Tuesday, February 21, 2006

Bush: I'll veto ports bill

Arab firm's ties alarm Congress on security

By Richard Simon and Peter Wallsten
The Los Angeles Times
Published February 21, 2006, 10:37 PM CST

WASHINGTON -- President Bush vowed Tuesday to veto any legislation that would block the takeover of shipping operations at six large U.S. seaports by a state-owned Arab company, setting up a major confrontation between the White House and its usually steadfast Republican allies in Congress.

Bush's threat came hours after the top Republicans on Capitol Hill—Senate Majority Leader Bill Frist of Tennessee and House Speaker Dennis Hastert of Illinois—joined a chorus of lawmakers in calling for the port deal to be reviewed because of security concerns.

Under the transaction, Dubai Ports World, a business owned by the United Arab Emirates, would operate ports in New York, Newark, N.J., Philadelphia, Baltimore, Miami and New Orleans. A British company had been in charge of the ports, but it recently was purchased by the Arab company.

The Department of Homeland Security gave the new owner permission to run the ports, but political furor over the decision has been growing.

Lawmakers from both parties have expressed security concerns about the deal, with some noting that some of the Sept. 11 hijackers had links to the United Arab Emirates.

The Bush administration views that as an unfair attack on the UAE, which it defends as a strong ally in the war on terrorism. More broadly, criticism of the deal threatens the White House's efforts to build better relations in the Arab world.

Frist said he would pursue legislation, if necessary, to delay the transfer of the ports' management.

Within hours, as Bush was returning from a speech in Colorado, he took the rare step of inviting traveling reporters to the front cabin of Air Force One before issuing his veto threat. He accused critics of attempting to deny a Middle Eastern company the same opportunity as provided to a British firm.

"I'm trying to conduct foreign policy now by saying to people of the world, 'We'll treat you fairly,"' Bush said.

Speaking a short while later upon his return to the White House, Bush sought to underscore that the Coast Guard and the Customs Service—not a foreign company—would be responsible for port security.

"If there was any chance that this transaction would jeopardize the security of the United States, it would not go forward," he said.

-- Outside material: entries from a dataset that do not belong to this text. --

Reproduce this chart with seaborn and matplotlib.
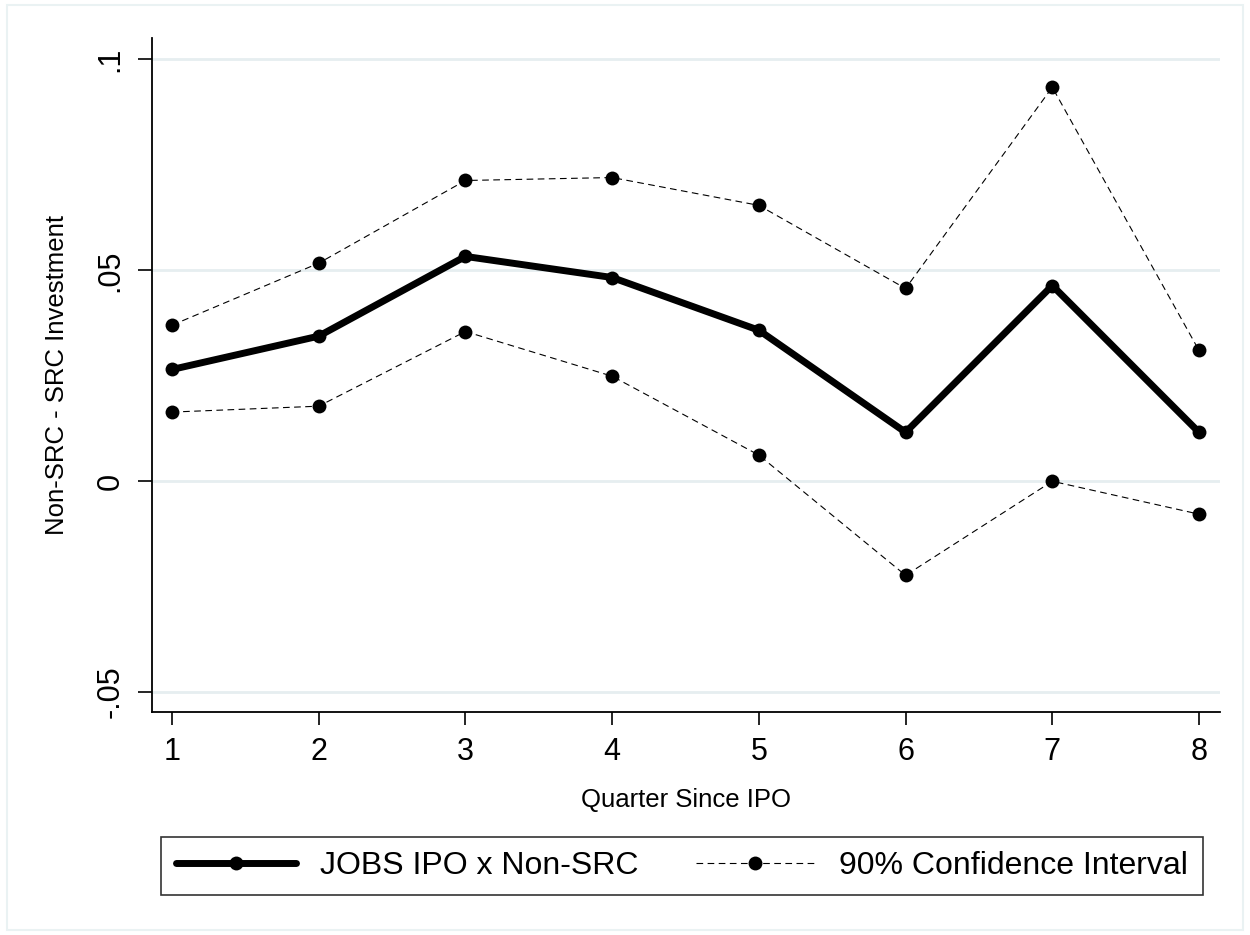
import matplotlib
matplotlib.use("Agg")
import matplotlib.pyplot as plt
import seaborn as sns
import pandas as pd
from matplotlib.patches import Rectangle

quarters = [1, 2, 3, 4, 5, 6, 7, 8]
estimate = [0.0265, 0.0344, 0.0533, 0.0483, 0.0358, 0.0116, 0.0464, 0.0116]
upper_ci = [0.0370, 0.0517, 0.0713, 0.0720, 0.0654, 0.0457, 0.0934, 0.0310]
lower_ci = [0.0164, 0.0178, 0.0355, 0.0249, 0.0062, -0.0223, 0.0000, -0.0078]
y_ticks = [-0.05, 0, 0.05, 0.1]
y_ticklabels = ["-.05", "0", ".05", ".1"]

sns.set_theme(style="white")
plt.rcParams['font.family'] = ['Liberation Sans', 'DejaVu Sans']
plt.rcParams['text.color'] = 'black'
plt.rcParams['axes.labelcolor'] = 'black'
plt.rcParams['xtick.color'] = 'black'
plt.rcParams['ytick.color'] = 'black'

fig = plt.figure(figsize=(12.5, 9.35), dpi=100)
ax = fig.add_axes([0.1216, 0.2385, 0.976 - 0.1216, 0.959 - 0.2385])

# outer light frame
fig.patches.append(Rectangle((7/1250, 1 - 930/935), (1243-7)/1250, (930-5)/935,
                             transform=fig.transFigure, fill=False,
                             edgecolor="#EAF2F3", linewidth=1.5))

for yt in y_ticks:
    ax.axhline(yt, color="#E6EEF0", linewidth=2, zorder=0)

df = pd.DataFrame({"q": quarters, "est": estimate, "up": upper_ci, "lo": lower_ci})
sns.lineplot(data=df, x="q", y="est", ax=ax, color="black", linewidth=5,
             marker="o", markersize=10, markeredgewidth=0, label="JOBS IPO x Non-SRC")
sns.lineplot(data=df, x="q", y="up", ax=ax, color="black", linewidth=0.8,
             linestyle=(0, (6, 4)), marker="o", markersize=10, markeredgewidth=0,
             label="90% Confidence Interval")
sns.lineplot(data=df, x="q", y="lo", ax=ax, color="black", linewidth=0.8,
             linestyle=(0, (6, 4)), marker="o", markersize=10, markeredgewidth=0)

ax.set_xlim(0.8637, 8.143)
ax.set_ylim(-0.0547, 0.105)
ax.set_xticks(quarters)
ax.set_xticklabels([str(q) for q in quarters], fontsize=22)
ax.set_yticks(y_ticks)
ax.set_yticklabels(y_ticklabels, fontsize=22, rotation=90, va="center")
ax.tick_params(axis="x", which="both", direction="out", length=9, width=1.2,
               color="black", bottom=True, pad=9)
ax.tick_params(axis="y", which="both", direction="out", length=10, width=1.2,
               color="black", left=True, pad=9)
for s in ["top", "right"]:
    ax.spines[s].set_visible(False)
for s in ["left", "bottom"]:
    ax.spines[s].set_color("black")
    ax.spines[s].set_linewidth(1.3)

ax.set_xlabel("Quarter Since IPO", fontsize=18.5)
ax.set_ylabel("Non-SRC - SRC Investment", fontsize=18.5)
ax.xaxis.set_label_coords(0.5, -0.113)
ax.yaxis.set_label_coords(-0.0775, 0.5)
ax.get_legend().remove()

handles, labels = ax.get_legend_handles_labels()
leg = fig.legend(handles, labels, loc="center", ncol=2,
                 bbox_to_anchor=((160+1204)/2/1250, 1 - 866/935),
                 fontsize=23, frameon=True, fancybox=False, edgecolor="black",
                 handlelength=3.75, columnspacing=1.8, borderpad=0.45,
                 handletextpad=0.75)
leg.get_frame().set_linewidth(1.2)

fig.savefig("out.png", dpi=100, facecolor="white")
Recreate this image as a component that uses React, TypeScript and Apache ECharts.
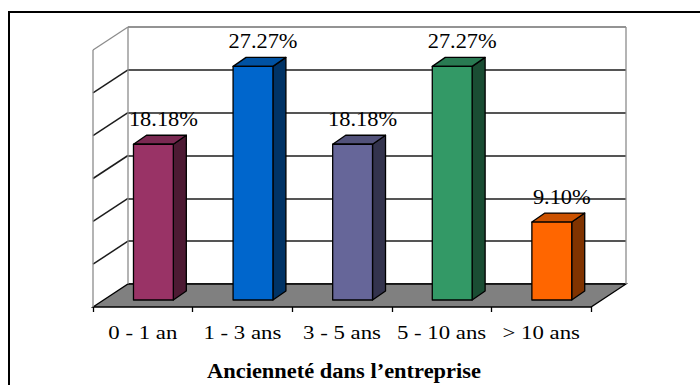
import React, { useEffect, useRef } from "react";
import * as echarts from "echarts";

// Seniority groups and their share of staff (%)
const CATEGORIES = ["0 - 1 an", "1 - 3 ans", "3 - 5 ans", "5 - 10 ans", "> 10 ans"];
const SHARES = [18.18, 27.27, 18.18, 27.27, 9.1];
const VALUE_TICKS = [0, 5, 10, 15, 20, 25, 30];
const AXIS_TITLE = "Ancienneté dans l’entreprise";

// Face colours per bar: front, top, side
const FRONT_COLORS = ["#993366", "#0066cc", "#666699", "#339966", "#ff6600"];
const TOP_COLORS = ["#7a2952", "#0052a3", "#52527a", "#297a52", "#cc5200"];
const SIDE_COLORS = ["#4d1a33", "#003366", "#33334d", "#1a4d33", "#803300"];

// Oblique projection offsets, measured from the back-wall plane
const FLOOR_FRONT = [-35, 23];
const BAR_FRONT = [-24.4, 16];
const BAR_DEPTH = [13, -9];
const BAR_WIDTH_RATIO = 0.4;

const SERIF = "'Liberation Serif', 'Times New Roman', serif";
const WALL_EDGE = "#8c8c8c";
const GRID_LINE = "#1c1c1c";

function renderScene(params: any, api: any) {
  const cs = params.coordSys;
  const [fx, fy] = FLOOR_FRONT;
  const left = cs.x;
  const right = cs.x + cs.width;
  const bottom = cs.y + cs.height;
  const topY = cs.y;
  const children: any[] = [];

  // floor
  children.push({
    type: "polygon",
    shape: {
      points: [
        [left + fx, bottom + fy],
        [left, bottom],
        [right, bottom],
        [right + fx, bottom + fy],
      ],
    },
    style: { fill: "#808080", stroke: "#000", lineWidth: 1.3 },
  });

  // left wall: diagonal grid lines
  VALUE_TICKS.forEach((t, k) => {
    if (k === 0) return;
    const p = api.coord([0, t]);
    const last = k === VALUE_TICKS.length - 1;
    children.push({
      type: "line",
      shape: { x1: left, y1: p[1], x2: left + fx, y2: p[1] + fy },
      style: { stroke: last ? WALL_EDGE : GRID_LINE, lineWidth: last ? 1.3 : 1.5 },
    });
  });

  // wall edges
  const edges = [
    [left + fx, topY + fy, left + fx, bottom + fy],
    [left, topY, left, bottom],
    [right, topY, right, bottom],
    [left, topY, right, topY],
  ];
  edges.forEach(([x1, y1, x2, y2]) =>
    children.push({
      type: "line",
      shape: { x1, y1, x2, y2 },
      style: { stroke: WALL_EDGE, lineWidth: 1.3 },
    })
  );

  return { type: "group", children };
}

function renderBar(params: any, api: any) {
  const i = api.value(0);
  const v = api.value(1);
  const base = api.coord([i, 0]);
  const top = api.coord([i, v]);
  const band = api.size([1, 0])[0];
  const w = band * BAR_WIDTH_RATIO;
  const xl = base[0] + BAR_FRONT[0] - w / 2;
  const xr = xl + w;
  const yb = base[1] + BAR_FRONT[1];
  const yt = top[1] + BAR_FRONT[1];
  const [dx, dy] = BAR_DEPTH;
  const edge = { stroke: "#000", lineWidth: 1.3, lineJoin: "round" };
  return {
    type: "group",
    children: [
      {
        type: "polygon",
        shape: { points: [[xr, yt], [xr + dx, yt + dy], [xr + dx, yb + dy], [xr, yb]] },
        style: { fill: SIDE_COLORS[i], ...edge },
      },
      {
        type: "polygon",
        shape: { points: [[xl, yt], [xl + dx, yt + dy], [xr + dx, yt + dy], [xr, yt]] },
        style: { fill: TOP_COLORS[i], ...edge },
      },
      {
        type: "rect",
        shape: { x: xl, y: yt, width: w, height: yb - yt },
        style: { fill: FRONT_COLORS[i], ...edge },
      },
      {
        type: "text",
        x: (xl + xr) / 2 + 10,
        y: yt + dy - 16,
        scaleX: 1.12,
        style: {
          text: v.toFixed(2) + "%",
          fontFamily: SERIF,
          fontSize: 20,
          fill: "#000",
          align: "center",
          verticalAlign: "middle",
        },
      },
    ],
  };
}

function renderCategoryLabel(params: any, api: any) {
  const i = api.value(0);
  const p = api.coord([i, 0]);
  return {
    type: "text",
    x: p[0] + FLOOR_FRONT[0],
    y: p[1] + FLOOR_FRONT[1] + 26,
    scaleX: 1.2,
    style: {
      text: CATEGORIES[i],
      fontFamily: SERIF,
      fontSize: 19,
      fill: "#000",
      align: "center",
      verticalAlign: "middle",
    },
  };
}

export default function App() {
  const ref = useRef<HTMLDivElement>(null);

  useEffect(() => {
    if (!ref.current) return;
    const chart = echarts.init(ref.current, null, { renderer: "svg" });
    const barData = SHARES.map((v, i) => [i, v]);
    const catData = CATEGORIES.map((_, i) => [i, 0]);

    chart.setOption({
      animation: false,
      backgroundColor: "#fff",
      grid: [
        { left: 128, top: 27, width: 498, height: 257 },
        { left: 93, top: 50, width: 498, height: 257 },
      ],
      xAxis: [
        {
          type: "category",
          gridIndex: 0,
          data: CATEGORIES,
          axisLine: { show: false },
          axisTick: { show: false },
          axisLabel: { show: false },
        },
        {
          type: "category",
          gridIndex: 1,
          data: CATEGORIES,
          axisLine: { show: false },
          axisTick: { show: true, length: 5, lineStyle: { color: "#000", width: 1.3 } },
          axisLabel: { show: false },
        },
      ],
      yAxis: [
        {
          type: "value",
          gridIndex: 0,
          min: 0,
          max: 30,
          interval: 5,
          axisLine: { show: false },
          axisTick: { show: false },
          axisLabel: { show: false },
          splitLine: {
            show: true,
            lineStyle: {
              color: [GRID_LINE, GRID_LINE, GRID_LINE, GRID_LINE, GRID_LINE, GRID_LINE, WALL_EDGE],
              width: 1.5,
            },
          },
        },
        {
          type: "value",
          gridIndex: 1,
          min: 0,
          max: 30,
          show: false,
        },
      ],
      graphic: [
        {
          type: "rect",
          shape: { x: 9, y: 12, width: 720, height: 420 },
          style: { fill: "none", stroke: "#000", lineWidth: 2 },
          z: 10,
        },
        {
          type: "text",
          x: 344,
          y: 371,
          scaleX: 1.07,
          style: {
            text: AXIS_TITLE,
            fontFamily: SERIF,
            fontSize: 21,
            fontWeight: "bold",
            fill: "#000",
            align: "center",
            verticalAlign: "middle",
          },
        },
      ],
      series: [
        {
          type: "custom",
          xAxisIndex: 0,
          yAxisIndex: 0,
          data: [[0, 0]],
          renderItem: renderScene,
          z: 1,
          silent: true,
        },
        {
          type: "custom",
          xAxisIndex: 0,
          yAxisIndex: 0,
          data: barData,
          encode: { x: 0, y: 1 },
          renderItem: renderBar,
          z: 3,
        },
        {
          type: "custom",
          xAxisIndex: 0,
          yAxisIndex: 0,
          data: catData,
          encode: { x: 0, y: 1 },
          renderItem: renderCategoryLabel,
          z: 3,
        },
      ],
    });

    return () => chart.dispose();
  }, []);

  return (
    <div
      ref={ref}
      style={{ position: "fixed", left: 0, top: 0, width: 700, height: 385 }}
    />
  );
}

The clash could produce the first veto of Bush's administration.

Frist said the deal raises "serious questions regarding the safety and security of our homeland.

Hastert asked the president for a moratorium on the change in ownership until it could be studied further.

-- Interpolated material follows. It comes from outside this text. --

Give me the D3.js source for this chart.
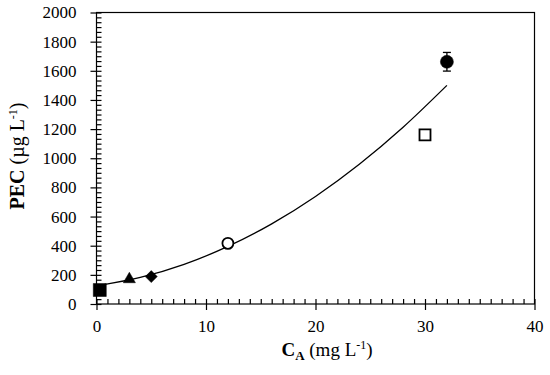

"We must not allow the possibility of compromising our national security due to lack of review or oversight by the federal government," Hastert said.

Maryland's Republican governor, Robert Ehrlich, during a tour of Baltimore's port on Tuesday, called the deal an "overly secretive process at the federal level."

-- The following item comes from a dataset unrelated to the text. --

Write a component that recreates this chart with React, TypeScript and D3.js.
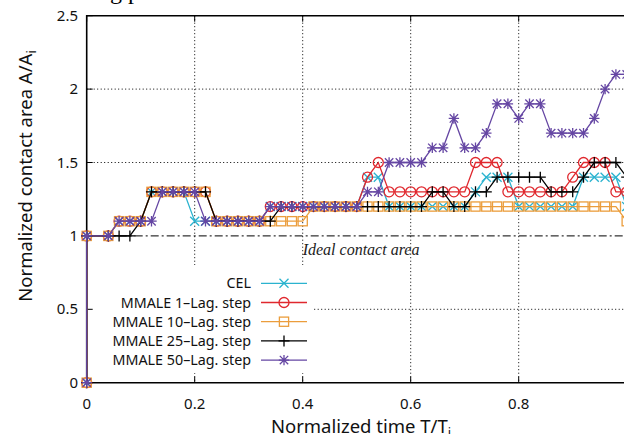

The comments Tuesday from his fellow Republicans left Bush little choice but to respond.

The president's decision to hold an impromptu question and answer session aboard Air Force One and then to reiterate his comments upon landing—repeating several times the idea that reversing the deal would send a "terrible" signal to allies—was an unusual departure for a president who likes to appear far above the fray of Capitol Hill politics.

But Bush's assurances did little to quell a bipartisan rebellion on Capitol Hill.

"It should have been painfully obvious that a sale of this type would raise serious concern in Congress and before the American public," Sen. Norm Coleman (R-Minn.) said in a statement.

Frist also complained, "This is not the first time questions have been raised about the executive branch's review process, led by the Committee on Foreign Investment in the United States," a reference to the obscure panel of U.S. officials that rules on whether purchases of American businesses by foreign entities would impair national security.

There was congressional uproar last year over a Chinese oil company's bid to buy Unocal Corp. Lawmakers from both parties said the takeover would compromise national security, and the Chinese oil company, CNOOC Ltd., abandoned the effort.

Also Tuesday, New Jersey's governor, Jon Corzine, said the state will file lawsuits in federal and state courts opposing the agreement.

A senior executive from Dubai Ports World pledged the company would agree to whatever security precautions the U.S. government demanded to salvage the deal. Chief operating officer Edward Bilkey promised Dubai Ports "will fully cooperate in putting into place whatever is necessary to protect the terminals."

A spokesman at the United Arab Emirates Embassy in Washington read a statement from the minister of foreign affairs saying the country has been a U.S. ally in the war on terror.

Bush bristled when asked about the political nature of the dispute. Asked specifically about Frist's comments and those from others in Congress, the president was blunt.

"They ought to listen to what I have to say about this," he said. "They ought to look at the facts, and understand the consequences of what they're going to do. But if they pass a law, I'll deal with it, with a veto."

Los Angeles Times; Times staff writer Joel Havemann and Tribune news services contributed to this report.